Microservices: Added Flexibility, Added Risk
Microservices offer flexibility and faster updates but also introduce complexity — and more risk. In this case, the company had split its platform into dozens of microservices, handling everything from user authentication to transaction processing. While this made scaling more accessible, it also increased the potential for security vulnerabilities. With so many moving parts, monitoring API traffic became a significant challenge, and critical vulnerabilities went unnoticed.
Without proper oversight, these blind spots could quickly become significant entry points for attackers.
Unmanaged APIs could create serious vulnerabilities in the future. If these gaps aren’t addressed, companies could face major threats within a few years.
Why Automation Alone Won’t Secure Your APIs
Automation helped the company release features quickly by scanning code and dependencies for security issues. Although automation worked initially, it overlooked more significant problems, such as overly broad API settings. Overreliance on automation led the team to overlook more profound design flaws. Although the automated tools caught more minor code issues, they failed to detect system-wide vulnerabilities.
I’ve noticed this issue increasing in cloud native setups. Teams often lean too much on automation without realizing these tools can miss subtle but critical issues, like overly broad API permissions or configuration shifts. While automation is crucial for speed, it’s not enough. Manual reviews and regular audits are essential to catching architectural flaws that automation might miss.
How We Fixed the Problem: Building for Resilience
Once we identified the vulnerabilities, it was clear the architecture needed more than a quick fix — it required a complete overhaul. Here’s how we addressed the issues:
- Enforced Least Privilege for APIs: We reviewed all API interactions and reconfigured access controls to follow the least privilege principle. Each microservice was granted only the needed access, significantly reducing the attack surface.
- Hardened Access Control Policies: Wide access controls were tightened, ensuring each service had only the necessary permissions. This reduced internal and external threats and created a more transparent audit trail.
- Combined Automation with Manual Audits: While automation remained an essential tool, we added manual audits during critical points in development and deployment. These manual checks helped us uncover misconfigurations and design weaknesses that automation had missed.
- Implemented a Service Mesh: To tighten up security between services, we implemented a service mesh, which gave us much better control over how APIs interact and, crucially, helped us keep a closer eye on communication patterns.

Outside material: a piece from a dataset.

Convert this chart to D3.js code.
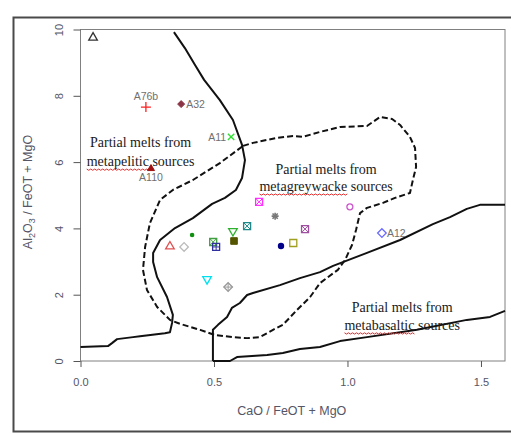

Even if one service was compromised, the service mesh prevented lateral movement, minimizing damage.
- Adopted Chaos Engineering: We used chaos engineering principles to stress-test the architecture, simulating failures and attacks. This helped us identify and fix weak points before they could be exploited.
Key Takeaways for Cloud Native Teams
The lessons from this project apply broadly to any organization using cloud native architectures. Here’s what you can do to protect your infrastructure:
- Regularly Audit APIs: Ensure all API interactions follow the least privilege principle. Broad permissions create serious vulnerabilities, especially in microservice environments.
- Harden Access Control Policies: Review and tighten access controls frequently to reduce risks. Regular audits are essential for catching overly broad permissions.
- Combine Automation with Manual Audits: Automation is vital for speed, but manual reviews can catch more profound architectural flaws. Schedule regular audits to uncover misconfigurations and design issues.
- Leverage a Service Mesh for API Security: A service mesh allows for tighter control over service-to-service communication and better visibility into API interactions.
- Embrace Chaos Engineering: Stress-test your architecture by simulating failures and attacks to find weaknesses before they become critical.
Conclusion: Speed Without Security Is a Recipe for Disaster
As companies increasingly embrace cloud native technologies, the rush to prioritize agility and scalability often leaves security as an afterthought. But that trade-off isn’t sustainable. By 2025, unmanaged APIs could expose organizations to significant breaches unless proper controls are implemented today.
Your choices will determine whether your systems can withstand tomorrow’s threats. Don’t let the drive for speed and innovation become a security disaster. Resilience and security are just as important as agility.